- [EXCERPTED RECORDS]:
>>>>>

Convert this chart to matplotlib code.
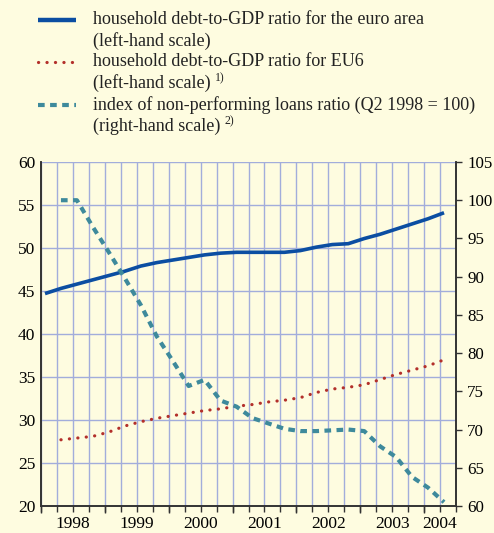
import matplotlib
matplotlib.use("Agg")
import matplotlib.pyplot as plt
from matplotlib.lines import Line2D
import numpy as np

plt.rcParams['font.family'] = ['Liberation Serif', 'DejaVu Serif']

# quarters counted from 1998 Q1 (0) to 2004 Q2 (25)
years = ['1998', '1999', '2000', '2001', '2002', '2003', '2004']

euro_area_q = list(range(0, 26))
euro_area = [44.7, 45.3, 45.8, 46.3, 46.8, 47.3, 47.9, 48.3, 48.6, 48.9,
             49.2, 49.4, 49.5, 49.5, 49.5, 49.5, 49.7, 50.1, 50.4, 50.5,
             51.1, 51.6, 52.2, 52.8, 53.4, 54.1]

eu6_q = list(range(1, 26))
eu6 = [27.7, 27.9, 28.1, 28.6, 29.3, 29.8, 30.2, 30.5, 30.8, 31.1,
       31.3, 31.6, 31.8, 32.1, 32.3, 32.6, 33.2, 33.6, 33.8, 34.1,
       34.7, 35.3, 35.8, 36.3, 37.0]

npl_q = list(range(1, 26))
npl = [100.0, 100.0, 96.5, 93.2, 89.8, 86.3, 82.2, 79.0, 75.7, 76.5,
       73.8, 73.0, 71.5, 70.8, 70.1, 69.8, 69.8, 69.9, 70.0, 69.8,
       67.8, 66.4, 63.8, 62.4, 60.5]

bg = '#FEFCE0'
grid_c = '#A2ADDB'
blue = '#0B4EA2'
red = '#B3302B'
teal = '#3E8A9C'

W, H = 494, 533
fig = plt.figure(figsize=(W / 100, H / 100), dpi=100, facecolor=bg)
ax = fig.add_axes([41 / W, 1 - 506 / H, 415 / W, 344 / H], facecolor=bg)
ax2 = ax.twinx()

off = 0.25  # position of a quarter's point inside its slot
ax.plot(np.array(euro_area_q) + off, euro_area, color=blue, lw=2.6,
        solid_capstyle='butt', zorder=5)
ax.plot(np.array(eu6_q) + off, eu6, color=red, lw=2.3,
        linestyle=(0, (0.05, 2.6)), dash_capstyle='round', zorder=5)
ax2.plot(np.array(npl_q) + off, npl, color=teal, lw=3.0,
         linestyle=(0, (1.6, 1.3)), dash_capstyle='butt', zorder=5)

ax.set_xlim(0, 26)
ax.set_ylim(20, 60)
ax2.set_ylim(60, 105)

ax.set_yticks(np.arange(20, 61, 5))
ax2.set_yticks(np.arange(60, 106, 5))
ax.xaxis.remove_overlapping_locs = False
ax.set_xticks(np.arange(0, 27, 1))
ax.set_xticklabels([])
ax.set_xticks([2, 6, 10, 14, 18, 22, 25], minor=True)
ax.set_xticklabels(years, minor=True)

ax.grid(True, which='major', color=grid_c, lw=1.0)
ax.set_axisbelow(True)

# longer ticks at the start of each year
ax.vlines(np.arange(0, 25, 4), 0, -0.02, color='#333333', lw=1.0,
          transform=ax.get_xaxis_transform(), clip_on=False)

tfs = 12.5
ax.tick_params(axis='x', which='major', direction='out', length=4,
               width=1, color='#333333')
ax.tick_params(axis='x', which='minor', length=0, pad=7, labelsize=tfs)
ax.tick_params(axis='y', length=0, pad=4, labelsize=tfs)
ax2.tick_params(axis='y', direction='out', length=4, width=1,
                color='#333333', pad=4, labelsize=12.2)

for a in (ax, ax2):
    a.spines['top'].set_visible(False)
    for s in ('left', 'right', 'bottom'):
        a.spines[s].set_color('#333333')
        a.spines[s].set_linewidth(1.2)

# legend, drawn by hand to match the layout
fs = 13
entries = [
    (dict(color=blue, lw=3.2, solid_capstyle='butt'),
     ['household debt-to-GDP ratio for the euro area', '(left-hand scale)'], None, 20),
    (dict(color=red, lw=2.3, linestyle=(0, (0.05, 2.6)), dash_capstyle='round'),
     ['household debt-to-GDP ratio for EU6', '(left-hand scale)'], '1)', 62),
    (dict(color=teal, lw=3.0, linestyle=(0, (1.6, 1.3))),
     ['index of non-performing loans ratio (Q2 1998 = 100)',
      '(right-hand scale)'], '2)', 105),
]
renderer = fig.canvas.get_renderer()
for style, lines, note, y in entries:
    fig.add_artist(Line2D([38 / W, 76 / W], [1 - y / H, 1 - y / H],
                          transform=fig.transFigure, **style))
    for i, t in enumerate(lines):
        txt = fig.text(93 / W, 1 - (y + 21.5 * i) / H, t, fontsize=fs,
                       va='center', ha='left', color='#222222')
    if note:
        bb = txt.get_window_extent(renderer)
        fig.text((bb.x1 + 4) / W, 1 - (y + 21.5 - 5) / H, note,
                 fontsize=8.5, va='center', ha='left', color='#222222')

fig.savefig('out.png', dpi=100, facecolor=bg)
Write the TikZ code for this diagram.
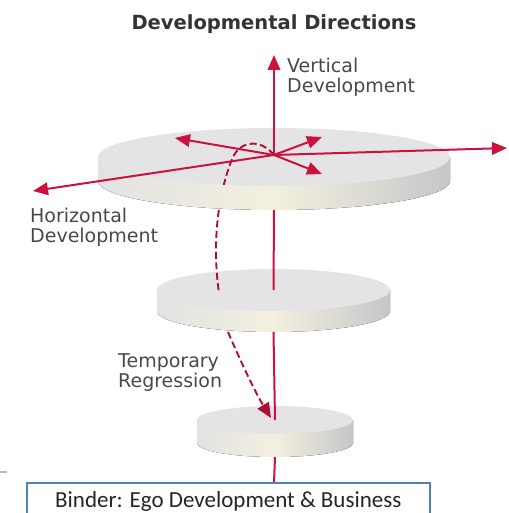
\documentclass[tikz,border=0pt]{standalone}
\usepackage{fontspec}
\setmainfont{DejaVu Sans}
\newfontfamily\binderfont{Carlito}
\usetikzlibrary{arrows.meta}

\definecolor{devred}{RGB}{204,18,60}
\definecolor{diskface}{RGB}{228,228,230}
\definecolor{sideleft}{RGB}{226,226,226}
\definecolor{sidemid}{RGB}{243,240,222}
\definecolor{sideright}{RGB}{198,198,201}
\definecolor{lblgray}{RGB}{72,72,72}
\definecolor{binderblue}{RGB}{79,129,189}

% disk: name, cx, cy, x radius, y radius, thickness
\newcommand{\devdisk}[6]{%
  \fill[left color=sideleft,right color=sideright,middle color=sidemid]
    (#2-#4,#3) -- (#2-#4,#3+#6) arc[start angle=180,end angle=0,x radius=#4,y radius=#5] -- (#2+#4,#3) -- cycle;
  \fill[diskface] (#2,#3) ellipse[x radius=#4,y radius=#5];
  \coordinate (#1c) at (#2,#3);
  \coordinate (#1b) at (#2,#3+#6+#5);
}

\begin{document}
\begin{tikzpicture}[x=1pt,y=-1pt,
	devarrow/.style={devred, line width=2pt, -{Triangle[length=15pt,width=12.5pt]}},
	devline/.style={devred, line width=2pt},
	regress/.style={devred!85!black, line width=1.9pt, dash pattern=on 7pt off 3.5pt},
	lbl/.style={text=lblgray, font=\fontsize{19}{20}\selectfont, inner sep=0pt, align=left}
	]
	\useasboundingbox (0,0) rectangle (508,513);
	\clip (0,0) rectangle (508,513);

	% the three levels
	\devdisk{dthree}{275}{420}{78}{14}{23}
	\devdisk{dtwo}{273.5}{290}{116.5}{21}{21}

	\coordinate (c) at (274,155);		% centre of the top level
	\coordinate (rA) at (219,293);
	\coordinate (rB) at (228,332);
	\coordinate (rtip) at (271,418);

	% regression path, first part (behind the top disk)
	\draw[regress] (c) .. controls (262,140) and (242,139) .. (233,157) .. controls (223,180) and (210,230) .. (rA);

	\devdisk{done}{274}{157}{176}{29}{24}

	% same path again, where it lies on the top face
	\begin{scope}
	\clip (donec) ellipse[x radius=176,y radius=29];
	\draw[regress] (c) .. controls (262,140) and (242,139) .. (233,157) .. controls (223,180) and (210,230) .. (rA);
	\end{scope}

	% vertical axis between the levels
	\coordinate (boxtop) at (274,483);
	\draw[devline] (doneb) -- (dtwoc);
	\draw[devline] (dtwob) -- (dthreec);
	\draw[devline] (dthreeb) -- (boxtop);

	% regression path, second part
	\draw[regress, -{Triangle[length=15pt,width=13pt]}] (rB) .. controls (240,360) and (255,392) .. (rtip);

	% directions
	\coordinate (up) at (274,55);
	\coordinate (east) at (507,148);
	\coordinate (west) at (33,191);
	\coordinate (nw) at (175,138);
	\coordinate (ne) at (322,137);
	\coordinate (se) at (322,174);
	\draw[devarrow] (c) -- (up);
	\draw[devarrow] (c) -- (east);
	\draw[devarrow] (c) -- (west);
	\draw[devarrow] (c) -- (nw);
	\draw[devarrow] (c) -- (ne);
	\draw[devarrow] (c) -- (se);

	% labels
	\node[text=black!80, font=\bfseries\fontsize{19.5}{20}\selectfont, anchor=base] (title) at (274,30) {Developmental Directions};
	\node[lbl, anchor=north west] (vert) at (287,58) {Vertical\\Development};
	\node[lbl, anchor=north west] (horiz) at (30,208) {Horizontal\\Development};
	\node[lbl, anchor=north west] (temp) at (118,353) {Temporary\\Regression};

	% caption box, cut off at the bottom
	\draw[gray!55, line width=2.5pt] (0,472) -- (7,472);
	\draw[binderblue, line width=2.8pt, fill=white] (27,483) rectangle (430,540);
	\node[text=black!85, font=\binderfont\fontsize{23}{24}\selectfont, anchor=base west, inner sep=0pt] (binder) at (55,507) {Binder: Ego Development \& Business};
\end{tikzpicture}
\end{document}
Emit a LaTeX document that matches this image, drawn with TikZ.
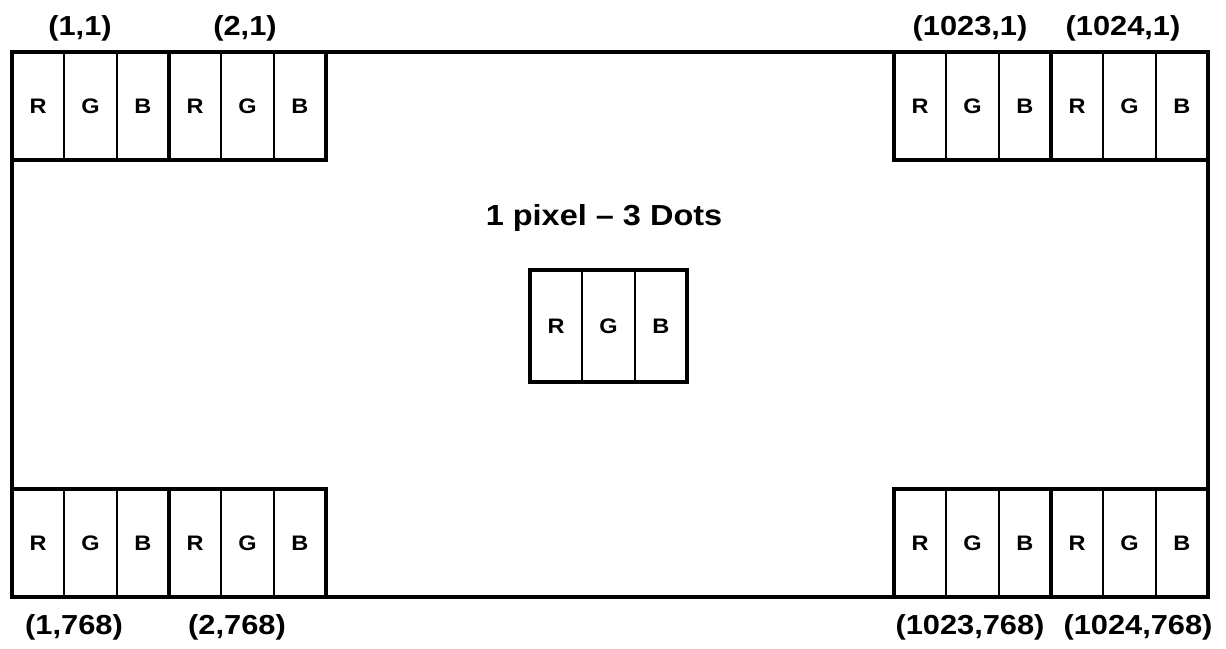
\documentclass[tikz,border=0pt]{standalone}
\usepackage{fontspec}
\setmainfont{Liberation Sans}[FakeStretch=1.12]
\usepackage{tikz}
\tikzset{
  dot/.style={draw, line width=2pt, inner sep=0pt, outer sep=0pt, minimum width=52.33pt, font=\bfseries\fontsize{21}{24}\selectfont},
  pixelline/.style={line width=4.5pt},
  coordlabel/.style={font=\bfseries\fontsize{27.5}{30}\selectfont}
}
% top left corner (x,y), height, name
\def\pixelbox(#1,#2)#3#4{%
  \node[dot, minimum height=#3, anchor=north west] (#4-r) at (#1,#2) {R};
  \node[dot, minimum height=#3, anchor=west] (#4-g) at (#4-r.east) {G};
  \node[dot, minimum height=#3, anchor=west] (#4-b) at (#4-g.east) {B};
  \draw[pixelline] (#4-r.north west) rectangle (#4-b.south east);}

\begin{document}
\begin{tikzpicture}[x=1pt, y=-1pt]
		%%%%% START %%%%%
		\useasboundingbox (0, 0) rectangle (1226, 648);
		
		\draw[pixelline] (12, 52) rectangle (1208, 597);
		
		\pixelbox(12, 52){108pt}{tla}
		\pixelbox(169, 52){108pt}{tlb}
		\pixelbox(894, 52){108pt}{tra}
		\pixelbox(1051, 52){108pt}{trb}
		
		\pixelbox(12, 489){108pt}{bla}
		\pixelbox(169, 489){108pt}{blb}
		\pixelbox(894, 489){108pt}{bra}
		\pixelbox(1051, 489){108pt}{brb}
		
		\pixelbox(530, 270){112pt}{mid}
		\node[font=\bfseries\fontsize{29}{32}\selectfont] (title) at (604, 218) {1 pixel -- 3 Dots};
		
		\node[coordlabel] (lbl-tla) at (80, 28) {(1,1)};
		\node[coordlabel] (lbl-tlb) at (245, 28) {(2,1)};
		\node[coordlabel] (lbl-tra) at (970, 28) {(1023,1)};
		\node[coordlabel] (lbl-trb) at (1123, 28) {(1024,1)};
		
		\node[coordlabel] (lbl-bla) at (74, 627) {(1,768)};
		\node[coordlabel] (lbl-blb) at (237, 627) {(2,768)};
		\node[coordlabel] (lbl-bra) at (970, 627) {(1023,768)};
		\node[coordlabel] (lbl-brb) at (1138, 627) {(1024,768)};
		%%%%% END %%%%%
\end{tikzpicture}
\end{document}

<<<<<

- [WORK TO BE COMPLETED]:
Begin at the first line of the records and please reproduce every line exactly through the one containing "34.7, 35.3, 35.8, 36.3, 37.0]", leaving all pictures out.

- [TASK ANSWER]:
Convert this chart to matplotlib code.
import matplotlib
matplotlib.use("Agg")
import matplotlib.pyplot as plt
from matplotlib.lines import Line2D
import numpy as np

plt.rcParams['font.family'] = ['Liberation Serif', 'DejaVu Serif']

# quarters counted from 1998 Q1 (0) to 2004 Q2 (25)
years = ['1998', '1999', '2000', '2001', '2002', '2003', '2004']

euro_area_q = list(range(0, 26))
euro_area = [44.7, 45.3, 45.8, 46.3, 46.8, 47.3, 47.9, 48.3, 48.6, 48.9,
             49.2, 49.4, 49.5, 49.5, 49.5, 49.5, 49.7, 50.1, 50.4, 50.5,
             51.1, 51.6, 52.2, 52.8, 53.4, 54.1]

eu6_q = list(range(1, 26))
eu6 = [27.7, 27.9, 28.1, 28.6, 29.3, 29.8, 30.2, 30.5, 30.8, 31.1,
       31.3, 31.6, 31.8, 32.1, 32.3, 32.6, 33.2, 33.6, 33.8, 34.1,
       34.7, 35.3, 35.8, 36.3, 37.0]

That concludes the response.